» DATA ROWS:
▬▬▬▬▬▬

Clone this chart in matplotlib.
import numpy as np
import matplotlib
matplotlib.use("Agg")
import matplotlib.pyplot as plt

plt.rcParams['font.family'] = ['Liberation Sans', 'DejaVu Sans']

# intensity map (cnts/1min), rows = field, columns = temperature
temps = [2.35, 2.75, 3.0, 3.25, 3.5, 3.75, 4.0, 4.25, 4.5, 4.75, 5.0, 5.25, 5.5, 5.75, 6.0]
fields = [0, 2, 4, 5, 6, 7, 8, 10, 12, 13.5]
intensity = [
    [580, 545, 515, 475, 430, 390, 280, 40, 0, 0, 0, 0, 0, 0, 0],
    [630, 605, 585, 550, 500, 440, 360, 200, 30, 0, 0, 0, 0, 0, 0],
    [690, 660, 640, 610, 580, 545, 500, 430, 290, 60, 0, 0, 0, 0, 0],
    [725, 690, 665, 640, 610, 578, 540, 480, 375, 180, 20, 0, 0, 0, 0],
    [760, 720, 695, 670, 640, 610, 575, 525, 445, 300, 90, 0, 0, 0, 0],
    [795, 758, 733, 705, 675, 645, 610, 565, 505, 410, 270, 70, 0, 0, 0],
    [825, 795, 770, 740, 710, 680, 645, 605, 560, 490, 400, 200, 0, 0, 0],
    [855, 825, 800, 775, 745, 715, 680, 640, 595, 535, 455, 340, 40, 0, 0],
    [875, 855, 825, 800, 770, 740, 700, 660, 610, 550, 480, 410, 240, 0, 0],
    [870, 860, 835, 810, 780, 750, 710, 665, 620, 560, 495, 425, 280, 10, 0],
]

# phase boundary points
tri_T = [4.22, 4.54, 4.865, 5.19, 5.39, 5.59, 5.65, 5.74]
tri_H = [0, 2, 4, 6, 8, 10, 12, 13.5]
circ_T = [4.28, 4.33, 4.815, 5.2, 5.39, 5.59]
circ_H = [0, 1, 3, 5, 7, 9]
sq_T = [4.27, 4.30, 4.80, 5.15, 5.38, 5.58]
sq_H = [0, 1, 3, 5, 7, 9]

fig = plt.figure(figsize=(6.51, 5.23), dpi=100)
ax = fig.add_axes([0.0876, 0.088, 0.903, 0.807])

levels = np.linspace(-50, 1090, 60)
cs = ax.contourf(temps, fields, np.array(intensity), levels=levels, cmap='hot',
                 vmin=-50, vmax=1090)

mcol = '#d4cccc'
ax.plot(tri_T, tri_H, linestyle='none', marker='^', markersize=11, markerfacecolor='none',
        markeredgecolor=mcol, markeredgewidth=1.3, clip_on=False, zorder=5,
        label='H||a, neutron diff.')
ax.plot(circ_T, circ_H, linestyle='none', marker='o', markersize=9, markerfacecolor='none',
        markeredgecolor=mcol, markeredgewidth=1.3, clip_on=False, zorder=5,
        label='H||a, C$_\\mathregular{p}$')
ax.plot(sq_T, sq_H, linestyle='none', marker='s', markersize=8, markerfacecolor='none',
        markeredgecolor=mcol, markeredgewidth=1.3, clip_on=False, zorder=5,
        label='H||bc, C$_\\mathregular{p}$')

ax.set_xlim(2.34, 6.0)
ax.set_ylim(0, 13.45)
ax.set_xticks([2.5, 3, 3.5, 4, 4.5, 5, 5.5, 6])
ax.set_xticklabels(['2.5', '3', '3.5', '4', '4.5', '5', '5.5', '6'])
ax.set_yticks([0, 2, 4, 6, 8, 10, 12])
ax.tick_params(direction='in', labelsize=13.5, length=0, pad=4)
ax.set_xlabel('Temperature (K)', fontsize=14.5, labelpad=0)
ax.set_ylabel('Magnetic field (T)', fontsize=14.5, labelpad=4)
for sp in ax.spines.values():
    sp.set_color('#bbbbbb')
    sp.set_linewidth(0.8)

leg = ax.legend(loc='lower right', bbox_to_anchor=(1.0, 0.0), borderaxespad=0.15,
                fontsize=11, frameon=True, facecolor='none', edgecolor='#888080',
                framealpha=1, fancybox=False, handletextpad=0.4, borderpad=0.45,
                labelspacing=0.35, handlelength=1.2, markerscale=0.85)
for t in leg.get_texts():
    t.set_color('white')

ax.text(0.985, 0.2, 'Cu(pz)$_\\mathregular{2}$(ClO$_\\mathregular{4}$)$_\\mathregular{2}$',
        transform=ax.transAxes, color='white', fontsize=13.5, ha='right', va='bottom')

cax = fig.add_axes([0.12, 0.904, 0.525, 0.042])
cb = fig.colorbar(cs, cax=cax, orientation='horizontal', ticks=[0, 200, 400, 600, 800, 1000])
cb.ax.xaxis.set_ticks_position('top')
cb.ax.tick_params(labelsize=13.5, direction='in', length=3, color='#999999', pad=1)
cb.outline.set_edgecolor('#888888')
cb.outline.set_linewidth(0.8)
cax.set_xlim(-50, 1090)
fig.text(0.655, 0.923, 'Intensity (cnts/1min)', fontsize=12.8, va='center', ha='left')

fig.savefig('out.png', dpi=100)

▬▬▬▬▬▬

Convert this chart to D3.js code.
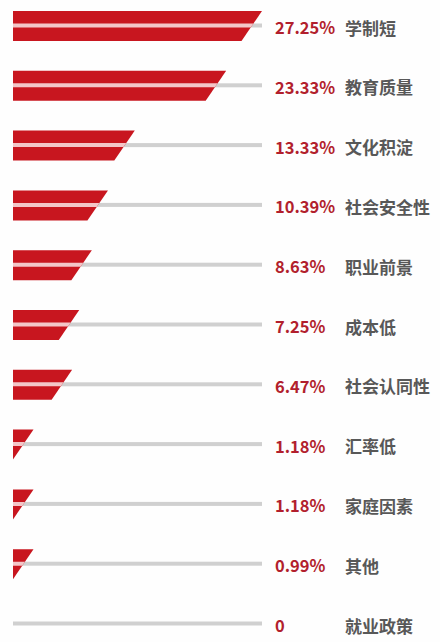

▬▬▬▬▬▬

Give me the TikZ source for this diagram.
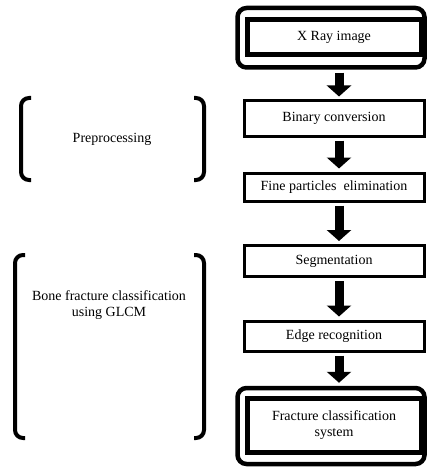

▬▬▬▬▬▬

» INSTRUCTIONS FOR THE TASK: Nothing but the lines from the one with "Clone this chart in matplotlib." through the one with "plt.rcParams['font.family'] = ['Liberation" should be retyped; include both and keep them exact.

» THE COMPLETED TASK:
Clone this chart in matplotlib.
import numpy as np
import matplotlib
matplotlib.use("Agg")
import matplotlib.pyplot as plt

plt.rcParams['font.family'] = ['Liberation Sans', 'DejaVu Sans']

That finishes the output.